I’ve been a New York City public school teacher for more than fourteen years. Besides relearning how to write a standard five-paragraph essay, there are many reasons to love teaching kids—even after I subtract the low pay and high cost of living in New York City, and find myself relegated to the outer boroughs with four roommates at the age of thirty-five.
True, it’s not glam. Nor is it particularly hip; teachers are not well-respected and are often considered “dumb.” We don’t dress too well (all that chalk), and we bring our leftovers to school for lunch (forget about martini lunches). Yet somehow I manage to love my work. Actually I more than manage. I really love it!
Why? Three reasons: kids are really, really, really funny; the actual act of teaching something is an incredible high; and this job is never, ever boring.
Kids are hilarious. Maybe you have one yourself and you know what I mean. I have 196, from 8:30 a.m. to 3:30 p.m. five days a week, four weeks a month, ten months a year. If I didn’t find them amusing, I’d be bald—literally. I would have pulled out all my hair starting with my eyebrows.
Now back to … where was I? Kids are, by their natures, always finding fun. I think adults forget what fun is, and the kids remind me.
I take this walk to Central Park every Thursday with my ecology class. I have these two sixth-grade boys who play this game they made up. It’s called Sweet and Sour. As they walk by people on the sidewalk, they say, “hi.” Their voices are chipper, not yet broken. If the pedestrian says “hi” back they are sweet; if not, they are sour. These boys keep a tally of sweets versus sours.
It cracks me up to see them saying “hi,” “hi,” “hi,” and after the person walks by, the boys are looking at each other, or me, saying “soouuurrr” or “sweeeeet.”
Teaching is a skill, I firmly believe. Although you may not be a teacher yourself, you certainly have taught someone something, at some time. The moment of “I get it” and knowing you gave that “I get it” to another human being is an incredible feeling. I get to feel that on a daily basis.
Okay, some days are better than others. But every day, there are little triumphs. I help kids learn, and be, and get through their days, almost every day. I myself love to learn, whether it is in the ceramic studio, out with friends, watching The News Hour on PBS, reading Discover magazine, writing a poem or a standard three-paragraph essay. The feeling of understanding something about this wild world is a joy. When I give this to kids, though sharing my experiences and knowledge, I love my job!
The third and final reason I love teaching: it never ceases to bore me. I have been working one job or another since I was thirteen. Babysitting forty hours a week the summer I was thirteen, McDonald’s from fifteen to seventeen, cleaning wealthy people’s second or third unlived-in homes on Ocean Drive, serving up food at drug rehab centers, selling handbags, pulling up weeds, delivering balloons, waiting high-end brunch in Stonington, Connecticut—if there’s a service job, I’ve done it.

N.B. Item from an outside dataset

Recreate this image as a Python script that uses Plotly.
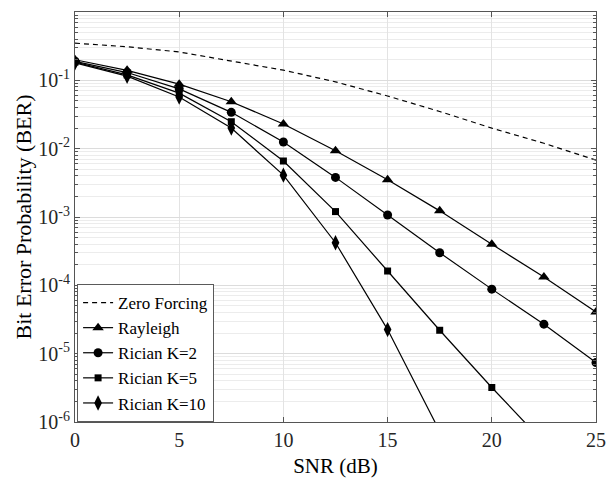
import plotly.graph_objects as go

snr = [0, 2.5, 5, 7.5, 10, 12.5, 15, 17.5, 20, 22.5, 25]
zero_forcing = [0.35, 0.31, 0.26, 0.19, 0.141, 0.095, 0.059, 0.035, 0.02, 0.012, 0.0068]
rayleigh = [0.2, 0.14, 0.088, 0.0486, 0.023, 0.0093, 0.0035, 0.00123, 0.0004, 0.000132, 4.07e-5]
rician_k2 = [0.19, 0.13, 0.075, 0.034, 0.0125, 0.0038, 0.00107, 0.0003, 8.8e-5, 2.7e-5, 7.4e-6]
rician_k5 = [0.185, 0.12, 0.065, 0.0248, 0.0066, 0.0012, 0.000162, 2.2e-5, 3.2e-6, 5e-7]
rician_k10 = [0.18, 0.115, 0.057, 0.02, 0.0041, 0.00042, 2.25e-5, 7.3e-7]

y_exps = [-6, -5, -4, -3, -2, -1, 0]
y_ticktext = ["10<sup>%d</sup>" % e for e in y_exps]
x_ticks = [0, 5, 10, 15, 20, 25]

FONT = "Liberation Serif"

fig = go.Figure()
fig.add_trace(go.Scatter(x=snr, y=zero_forcing, mode="lines", name="Zero Forcing",
                         line=dict(color="black", width=1.2, dash="5px,4px")))
series = [("Rayleigh", rayleigh, "triangle-up", 10),
          ("Rician K=2", rician_k2, "circle", 9),
          ("Rician K=5", rician_k5, "square", 7),
          ("Rician K=10", rician_k10, "diamond-tall", 11)]
for name, vals, sym, sz in series:
    fig.add_trace(go.Scatter(x=snr[:len(vals)], y=vals, mode="lines+markers", name=name,
                             line=dict(color="black", width=1.2),
                             marker=dict(symbol=sym, size=sz, color="black")))

minor_vals = [k * 10.0 ** e for e in y_exps[:-1] for k in range(2, 10)]

fig.update_layout(
    width=606, height=482,
    margin=dict(l=75, r=10, t=12, b=60),
    paper_bgcolor="white", plot_bgcolor="white",
    font=dict(family=FONT, size=20, color="#262626"),
    showlegend=True,
    legend=dict(x=0.004, y=0.0, xanchor="left", yanchor="bottom",
                bgcolor="white", bordercolor="#5a5a5a", borderwidth=1,
                font=dict(family=FONT, size=17, color="black"),
                tracegroupgap=0, itemwidth=30),
)
fig.update_xaxes(range=[0, 25], tickvals=x_ticks, ticktext=[str(v) for v in x_ticks],
                 automargin=False,
                 showgrid=True, gridcolor="#e3e3e3", gridwidth=1,
                 showline=True, linecolor="#555555", linewidth=1, mirror="ticks",
                 ticks="inside", ticklen=5, tickcolor="#555555",
                 zeroline=False, title=dict(text="SNR (dB)", standoff=8,
                                            font=dict(family=FONT, size=21, color="black")),
                 tickfont=dict(family=FONT, size=20, color="#262626"))
fig.update_yaxes(type="log", range=[-6, 0], automargin=False,
                 tickvals=[10.0 ** e for e in y_exps], ticktext=y_ticktext,
                 showgrid=True, gridcolor="#dcdcdc", gridwidth=1,
                 minor=dict(tickmode="array", tickvals=minor_vals, showgrid=True,
                            gridcolor="#ececec", ticks="inside", ticklen=3, tickcolor="#555555"),
                 showline=True, linecolor="#555555", linewidth=1, mirror="ticks",
                 ticks="inside", ticklen=5, tickcolor="#555555",
                 zeroline=False,
                 title=dict(text="Bit Error Probability (BER)", standoff=0,
                            font=dict(family=FONT, size=22, color="black")),
                 tickfont=dict(family=FONT, size=20, color="#262626"))

# remove the default 8px page margin so the figure fills the window exactly
fig.write_html("out.html", config={"displayModeBar": False},
               post_script="document.body.style.margin='0';")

When I was an undergrad, I remember having the conscious thought, “I am here because I want a job that’s not boring.” Every day, I arrive at work from Brooklyn and have no idea what may happen. I have never, since my first day teaching in January 1992, been bored at work. And in the hardest times of my life—a breakup, my brother’s death—being in school around kids has been my savior.
In conclusion (a necessary phrase in this standard essay), I love teaching middle school. It’s a great job because kids are hilarious, teaching something is a fabulous feeling, and being in school is never boring. I have not written this to recruit anyone into teaching, but rather as a way of sharing with those who are not in the classroom day after day. There are some joys for all of us in what we do; this is mine.